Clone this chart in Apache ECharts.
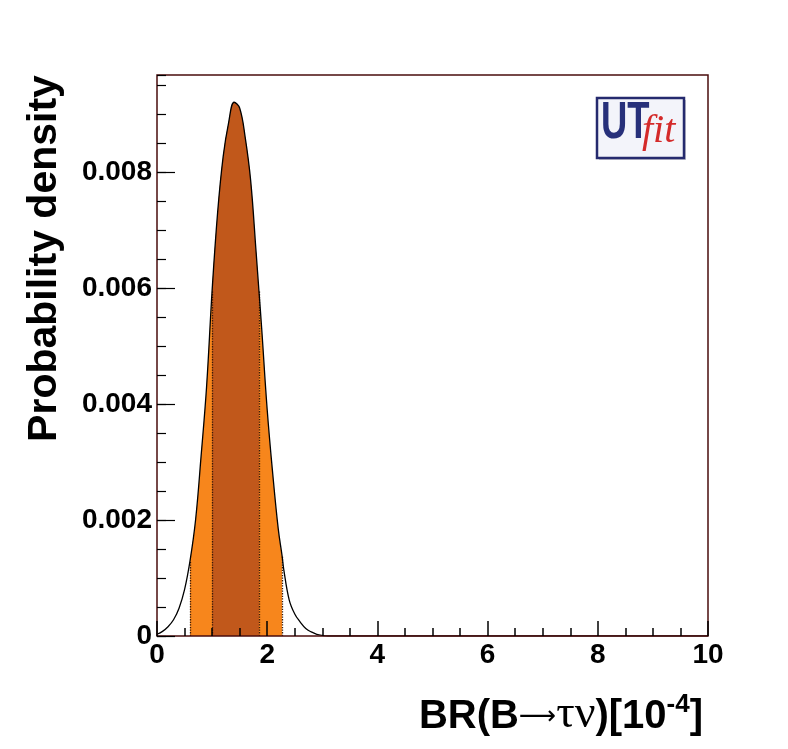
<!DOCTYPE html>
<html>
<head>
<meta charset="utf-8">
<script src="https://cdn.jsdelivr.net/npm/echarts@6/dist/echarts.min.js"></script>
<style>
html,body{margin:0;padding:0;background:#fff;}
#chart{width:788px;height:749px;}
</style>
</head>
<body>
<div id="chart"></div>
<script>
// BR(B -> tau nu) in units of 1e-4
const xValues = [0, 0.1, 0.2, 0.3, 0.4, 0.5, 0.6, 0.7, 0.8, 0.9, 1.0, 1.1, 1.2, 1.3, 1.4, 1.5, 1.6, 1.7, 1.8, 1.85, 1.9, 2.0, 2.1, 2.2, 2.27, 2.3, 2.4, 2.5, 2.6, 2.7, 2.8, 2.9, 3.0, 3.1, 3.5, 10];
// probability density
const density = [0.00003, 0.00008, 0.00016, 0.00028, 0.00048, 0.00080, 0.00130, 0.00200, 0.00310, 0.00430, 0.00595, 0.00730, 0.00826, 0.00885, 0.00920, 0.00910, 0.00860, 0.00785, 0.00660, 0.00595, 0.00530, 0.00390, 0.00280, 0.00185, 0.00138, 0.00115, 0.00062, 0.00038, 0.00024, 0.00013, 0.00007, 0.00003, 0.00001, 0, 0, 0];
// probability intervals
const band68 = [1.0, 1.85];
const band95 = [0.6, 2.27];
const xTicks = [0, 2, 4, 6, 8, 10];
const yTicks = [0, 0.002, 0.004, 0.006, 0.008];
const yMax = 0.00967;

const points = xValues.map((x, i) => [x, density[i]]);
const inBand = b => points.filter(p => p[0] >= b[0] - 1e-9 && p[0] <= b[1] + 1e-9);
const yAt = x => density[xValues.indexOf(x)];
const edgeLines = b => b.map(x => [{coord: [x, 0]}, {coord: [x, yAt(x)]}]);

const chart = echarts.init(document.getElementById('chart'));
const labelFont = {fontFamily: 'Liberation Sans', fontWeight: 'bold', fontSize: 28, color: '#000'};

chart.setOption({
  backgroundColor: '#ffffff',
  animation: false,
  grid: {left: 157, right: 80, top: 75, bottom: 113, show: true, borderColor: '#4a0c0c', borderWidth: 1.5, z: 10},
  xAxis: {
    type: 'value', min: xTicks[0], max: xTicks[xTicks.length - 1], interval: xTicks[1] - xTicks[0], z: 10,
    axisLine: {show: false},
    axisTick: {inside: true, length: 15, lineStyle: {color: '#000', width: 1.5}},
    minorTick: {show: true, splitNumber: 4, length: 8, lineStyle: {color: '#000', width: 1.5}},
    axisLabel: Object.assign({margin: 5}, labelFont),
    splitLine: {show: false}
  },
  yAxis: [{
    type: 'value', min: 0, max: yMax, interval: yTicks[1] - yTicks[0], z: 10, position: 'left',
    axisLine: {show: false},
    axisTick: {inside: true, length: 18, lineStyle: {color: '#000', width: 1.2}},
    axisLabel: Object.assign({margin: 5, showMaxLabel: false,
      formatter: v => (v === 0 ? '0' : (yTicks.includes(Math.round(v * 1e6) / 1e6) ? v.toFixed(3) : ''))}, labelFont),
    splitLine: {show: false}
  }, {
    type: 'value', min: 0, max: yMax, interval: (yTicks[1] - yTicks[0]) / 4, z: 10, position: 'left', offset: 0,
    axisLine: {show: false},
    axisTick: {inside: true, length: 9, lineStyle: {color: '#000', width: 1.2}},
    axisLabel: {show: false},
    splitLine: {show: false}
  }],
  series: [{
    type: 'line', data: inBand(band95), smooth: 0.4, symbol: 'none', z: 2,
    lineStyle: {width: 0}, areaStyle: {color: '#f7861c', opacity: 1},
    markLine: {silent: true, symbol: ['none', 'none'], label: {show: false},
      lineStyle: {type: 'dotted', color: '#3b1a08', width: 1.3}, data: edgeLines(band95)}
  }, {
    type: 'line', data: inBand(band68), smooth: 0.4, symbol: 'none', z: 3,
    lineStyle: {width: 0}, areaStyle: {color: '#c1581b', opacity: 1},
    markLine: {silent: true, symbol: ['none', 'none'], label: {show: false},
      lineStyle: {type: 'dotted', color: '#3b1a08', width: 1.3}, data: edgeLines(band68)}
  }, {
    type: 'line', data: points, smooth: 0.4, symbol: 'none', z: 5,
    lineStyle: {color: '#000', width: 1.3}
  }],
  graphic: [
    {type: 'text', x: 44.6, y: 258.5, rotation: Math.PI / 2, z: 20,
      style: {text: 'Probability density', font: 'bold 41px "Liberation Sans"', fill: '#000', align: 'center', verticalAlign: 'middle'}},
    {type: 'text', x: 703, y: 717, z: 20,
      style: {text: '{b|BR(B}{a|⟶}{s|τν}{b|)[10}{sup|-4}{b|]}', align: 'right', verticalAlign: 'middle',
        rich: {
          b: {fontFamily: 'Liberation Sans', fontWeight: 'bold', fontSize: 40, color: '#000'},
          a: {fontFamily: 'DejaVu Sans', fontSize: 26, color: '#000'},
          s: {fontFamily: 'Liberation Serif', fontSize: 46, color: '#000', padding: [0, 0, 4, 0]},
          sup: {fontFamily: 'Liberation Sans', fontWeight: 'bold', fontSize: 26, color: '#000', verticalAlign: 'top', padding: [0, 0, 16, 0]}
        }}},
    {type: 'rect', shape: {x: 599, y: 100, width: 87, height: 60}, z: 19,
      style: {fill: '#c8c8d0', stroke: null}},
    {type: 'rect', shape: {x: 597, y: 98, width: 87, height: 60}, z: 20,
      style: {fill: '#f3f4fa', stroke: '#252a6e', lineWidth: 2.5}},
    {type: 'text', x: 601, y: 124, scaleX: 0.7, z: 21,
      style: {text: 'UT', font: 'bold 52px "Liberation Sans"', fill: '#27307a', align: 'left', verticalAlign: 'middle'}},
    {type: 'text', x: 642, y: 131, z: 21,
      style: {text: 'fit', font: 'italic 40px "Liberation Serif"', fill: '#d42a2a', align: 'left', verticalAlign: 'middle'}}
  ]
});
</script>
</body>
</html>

────────

* Directions for this task:
Leave the pictures out and reproduce exactly the lines from the top of the listing above through the line with "const edgeLines = b".

* Reply:
Clone this chart in Apache ECharts.
<!DOCTYPE html>
<html>
<head>
<meta charset="utf-8">
<script src="https://cdn.jsdelivr.net/npm/echarts@6/dist/echarts.min.js"></script>
<style>
html,body{margin:0;padding:0;background:#fff;}
#chart{width:788px;height:749px;}
</style>
</head>
<body>
<div id="chart"></div>
<script>
// BR(B -> tau nu) in units of 1e-4
const xValues = [0, 0.1, 0.2, 0.3, 0.4, 0.5, 0.6, 0.7, 0.8, 0.9, 1.0, 1.1, 1.2, 1.3, 1.4, 1.5, 1.6, 1.7, 1.8, 1.85, 1.9, 2.0, 2.1, 2.2, 2.27, 2.3, 2.4, 2.5, 2.6, 2.7, 2.8, 2.9, 3.0, 3.1, 3.5, 10];
// probability density
const density = [0.00003, 0.00008, 0.00016, 0.00028, 0.00048, 0.00080, 0.00130, 0.00200, 0.00310, 0.00430, 0.00595, 0.00730, 0.00826, 0.00885, 0.00920, 0.00910, 0.00860, 0.00785, 0.00660, 0.00595, 0.00530, 0.00390, 0.00280, 0.00185, 0.00138, 0.00115, 0.00062, 0.00038, 0.00024, 0.00013, 0.00007, 0.00003, 0.00001, 0, 0, 0];
// probability intervals
const band68 = [1.0, 1.85];
const band95 = [0.6, 2.27];
const xTicks = [0, 2, 4, 6, 8, 10];
const yTicks = [0, 0.002, 0.004, 0.006, 0.008];
const yMax = 0.00967;

const points = xValues.map((x, i) => [x, density[i]]);
const inBand = b => points.filter(p => p[0] >= b[0] - 1e-9 && p[0] <= b[1] + 1e-9);
const yAt = x => density[xValues.indexOf(x)];
const edgeLines = b => b.map(x => [{coord: [x, 0]}, {coord: [x, yAt(x)]}]);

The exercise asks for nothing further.